L'office fédéral allemand des statistiques
a annoncé lundi 9 février que les excédents commerciaux Outre-Rhin
avaient dépassé les 200 milliards d'euros en 2014. Si les admirateurs
récurrents du modèle allemand s'en servent pour confirmer leurs
hypothèses, cette "performance" illustre surtout les résultats d'une
politique économique agressive envers ses partenaires européens.
Bien que
ce montant -217 milliards d’euros- soit dépourvu de toute réalité
quotidienne, sa signification apporte une grande fierté à l’Allemagne et
à ses admirateurs. Il s’agit du montant de l’excédent commercial de
biens allemands, qui atteint, pour cette année 2014, un nouveau record.
L’équivalent du PIB de la Grèce ou encore du Portugal.
Bien évidemment, ce type de publication
engendre toute une série de réactions admiratives et envieuses, face à
"l’insolente réussite allemande".
Le
modèle allemand, c’est "trop bien", c’est du solide. Par contre, le
fait objectif que ce surplus commercial soit à l’origine de
déséquilibres gigantesques au sein de la zone euro et qu’il soit une
cause majeure de la crise actuelle ne pèse pas bien lourd face à
l’émerveillement collectif.
Pourtant, en mars 2014, même la Commission européenne avouait se préoccuper du problème posé par les excédents allemands :
"L’Allemagne connaît des
déséquilibres macroéconomique qui exigent un suivi et une action
politique. En particulier, le compte courant a constamment enregistré un
excédent très élevé, ce qui reflète une forte compétitivité et une
grande quantité d'épargne investie à l’étranger. C’est aussi un signe
que la croissance domestique est restée faible et que les ressources
économiques n’ont pas été allouées de façon efficiente."
De quoi s’agit-il ? Un excédent de compte
courant correspond à une différence favorable entre les exportations et
les importations. Le pays exporte plus qu’il n’importe, sa balance est
donc positive. Mais il ne s’agit pas là de l’explication la plus
satisfaisante. Car un tel excédent a également une autre
signification : La consommation allemande est tout simplement
insuffisante pour absorber sa production totale. Si le pays produit
beaucoup et consomme peu, un déséquilibre apparaît et il est alors
nécessaire d’exporter le surplus en question.
Toute la
question repose alors sur la méthode employée pour parvenir à ce
résultat record de 217 milliards d’euros. Au cours des années 90,
l’Allemagne post-réunification souffre d’un chômage élevé et d’une
faible compétitivité. Afin de remédier à cette situation, et de
façon concomitante à l’arrivée de l’euro, le pays va mettre en place une
stratégie de contrainte salariale. Les salaires sont bloqués.
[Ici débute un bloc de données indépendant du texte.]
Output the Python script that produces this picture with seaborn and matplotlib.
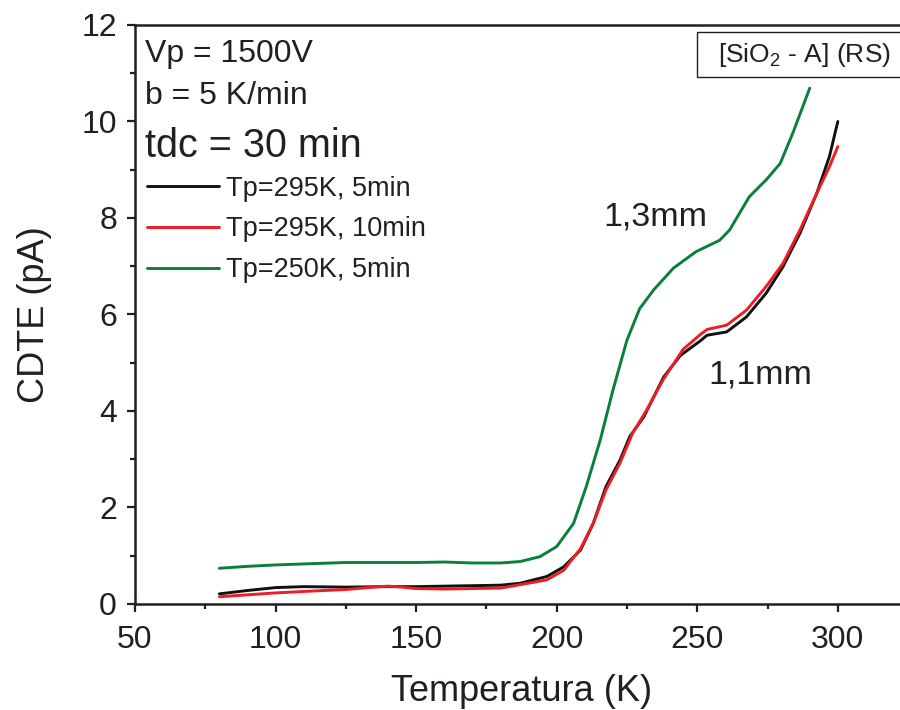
import matplotlib
matplotlib.use("Agg")
import matplotlib.pyplot as plt
from matplotlib.patches import Rectangle
from matplotlib.ticker import MultipleLocator
import seaborn as sns
import pandas as pd

# Temperature (K) and thermally stimulated current (pA) for each run
temp_a = [80, 90, 100, 110, 125, 140, 150, 160, 170, 180, 187, 196.5, 202.5, 208.5,
          213, 217.5, 222.5, 226, 231, 238, 244, 251, 253.5, 260.5, 267.5, 274.5,
          280.5, 286.5, 292.5, 297, 300]
cdte_295_5 = [0.21, 0.28, 0.34, 0.36, 0.35, 0.36, 0.36, 0.37, 0.38, 0.39, 0.43, 0.57,
              0.77, 1.12, 1.67, 2.43, 2.98, 3.47, 3.88, 4.70, 5.15, 5.45, 5.57, 5.64,
              5.95, 6.44, 6.99, 7.68, 8.51, 9.27, 10.0]

temp_b = [80, 90, 100, 110, 125, 135, 140, 145, 150, 160, 170, 180, 187, 196.5, 202.5,
          208.5, 213, 217.5, 222.5, 227, 232, 238, 245, 251, 253.5, 260.5, 267.5,
          274.5, 280.5, 286.5, 292.5, 297, 300]
cdte_295_10 = [0.15, 0.19, 0.23, 0.26, 0.30, 0.35, 0.37, 0.35, 0.32, 0.31, 0.32, 0.33,
               0.40, 0.50, 0.70, 1.15, 1.67, 2.36, 2.92, 3.54, 4.02, 4.66, 5.28, 5.58,
               5.69, 5.78, 6.09, 6.58, 7.06, 7.75, 8.51, 9.06, 9.48]

temp_c = [80, 90, 100, 110, 125, 150, 160, 170, 180, 187, 194, 200, 206, 210.5, 215.5,
          220, 225, 229.5, 234.5, 241.5, 249.5, 258, 261.5, 268.5, 274.5, 279.5, 284,
          290]
cdte_250_5 = [0.74, 0.78, 0.81, 0.83, 0.86, 0.86, 0.87, 0.85, 0.85, 0.88, 0.98, 1.19,
              1.67, 2.43, 3.40, 4.43, 5.47, 6.12, 6.51, 6.96, 7.30, 7.54, 7.75, 8.44,
              8.79, 9.13, 9.76, 10.69]

series_labels = ["Tp=295K, 5min", "Tp=295K, 10min", "Tp=250K, 5min"]
series_colors = ["#111111", "#ee1c24", "#0a7f3c"]

frames = []
for lab, t, v in zip(series_labels, [temp_a, temp_b, temp_c],
                     [cdte_295_5, cdte_295_10, cdte_250_5]):
    frames.append(pd.DataFrame({"T": t, "I": v, "serie": lab}))
df = pd.concat(frames, ignore_index=True)

sns.set_theme(style="ticks")
plt.rcParams["font.family"] = ["Liberation Sans", "DejaVu Sans"]
plt.rcParams["mathtext.default"] = "regular"
plt.rcParams["lines.solid_joinstyle"] = "round"
txt = "#231f20"

fig = plt.figure(figsize=(9, 7.1), dpi=100)
ax = fig.add_axes([0.15, 0.1493, 0.859, 0.8155])

sns.lineplot(data=df, x="T", y="I", hue="serie", palette=series_colors,
             hue_order=series_labels, linewidth=2.1, ax=ax, sort=True,
             estimator=None)

ax.set_xlim(50, 325)
ax.set_ylim(0, 12)
ax.xaxis.set_major_locator(MultipleLocator(50))
ax.xaxis.set_minor_locator(MultipleLocator(25))
ax.yaxis.set_major_locator(MultipleLocator(2))
ax.yaxis.set_minor_locator(MultipleLocator(1))
ax.tick_params(which="major", direction="out", length=6, width=1.6,
               labelsize=23, colors=txt, pad=7)
ax.tick_params(axis="x", which="major", pad=9)
ax.tick_params(which="minor", direction="out", length=3.5, width=1.6, colors=txt)
ax.tick_params(axis="x", top=False, which="both")
for side in ["left", "bottom", "top"]:
    ax.spines[side].set_linewidth(1.8)
    ax.spines[side].set_color(txt)
ax.spines["right"].set_visible(False)

ax.set_xlabel("Temperatura (K)", fontsize=26, color=txt, labelpad=14)
ax.set_ylabel("CDTE (pA)", fontsize=26, color=txt, labelpad=21)

ax.text(53.6, 11.23, "Vp = 1500V", fontsize=23, color=txt, va="baseline")
ax.text(53.6, 10.36, "b = 5 K/min", fontsize=23, color=txt, va="baseline")
ax.text(53.6, 9.26, "tdc = 30 min", fontsize=28.5, color=txt, va="baseline")

ax.text(235, 8.02, "1,3mm", fontsize=24.5, color=txt, ha="center", va="center")
ax.text(272.3, 4.75, "1,1mm", fontsize=24.5, color=txt, ha="center", va="center")

ax.add_patch(Rectangle((0.727, 0.910), 0.3, 0.078, transform=ax.transAxes,
                       fill=False, edgecolor=txt, linewidth=1.0, clip_on=False))
ax.text(0.866, 0.948, "[SiO$_2$ - A] (RS)", transform=ax.transAxes,
        fontsize=19, color=txt, ha="center", va="center")

leg = ax.legend(loc="upper left", bbox_to_anchor=(0.0155, 0.74), frameon=False,
                fontsize=19.5, handlelength=2.67, handletextpad=0.26,
                labelspacing=0.55, borderaxespad=0, borderpad=0)
for t in leg.get_texts():
    t.set_color(txt)

fig.savefig("out.png", dpi=100)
Dans une ambiance européenne de croissance
soutenue, l’Allemagne va alors bénéficier de la forte demande de ses
partenaires européens. A l’inverse, la demande intérieure allemande
pantoufle sagement en raison de la stagnation des salaires. Le
déséquilibre recherché commence à produire ses effets. Ainsi, les
exportations vont progresser d’autant plus que les salaires seront
stables, et ce, en surfant sur la croissance européenne, notamment des
pays périphériques. Pour être clair, l’Allemagne va "importer"
la demande des autres pays, ce qui revient à dire que le pays exporte
son chômage chez ses partenaires. Bien entendu, il ne s’agit
pas d’une stratégie coopérative mais bien d’une pure agression
économique. Mais à cette époque, au sein de la zone euro, c’est le sacre
du "vivre ensemble".
Car si une telle stratégie peut être tolérée
dans une union afin de permettre à un pays de se redresser, certaines
limites doivent être respectées. Mais ces limites ont été explosées
depuis longtemps par l’Allemagne. Jusqu’à en arriver à cet excédent
commercial de 217 milliards d’euros.
Un
excédent qui ne se justifie aucunement par une quelconque "supériorité"
du travail allemand. En effet, si le pays avait réussi à se redresser
grâce à des efforts en termes d’investissement, de recherche et
développement, d’infrastructures modernes, d’éducation, bref, en une
amélioration de la productivité, cela se verrait dans les chiffres.
Au lieu de cela, les gains de productivité
allemands sont restés faibles (inférieurs à ceux de l’Espagne et
identiques à ceux de la Grèce entre 1998 et 2014). Les dépenses
d’investissement "productifs" (machines et équipement) n’ont progressé
que de 2.99% en termes nominaux au cours des 15 dernières années. Une
misère. La part globale de l’investissement est passée de 23% en l’an
2000 à moins de 20% en 2014. Les dépenses d’infrastructure ont suivi le
même chemin. Non. La conquête allemande ne s’est pas faite en améliorant
la productivité.
Seulement en baissant le part des salaires. Ce n’était pas la peine de faire compliqué.
Mais cela a rendu les entreprises locales hyper compétitives.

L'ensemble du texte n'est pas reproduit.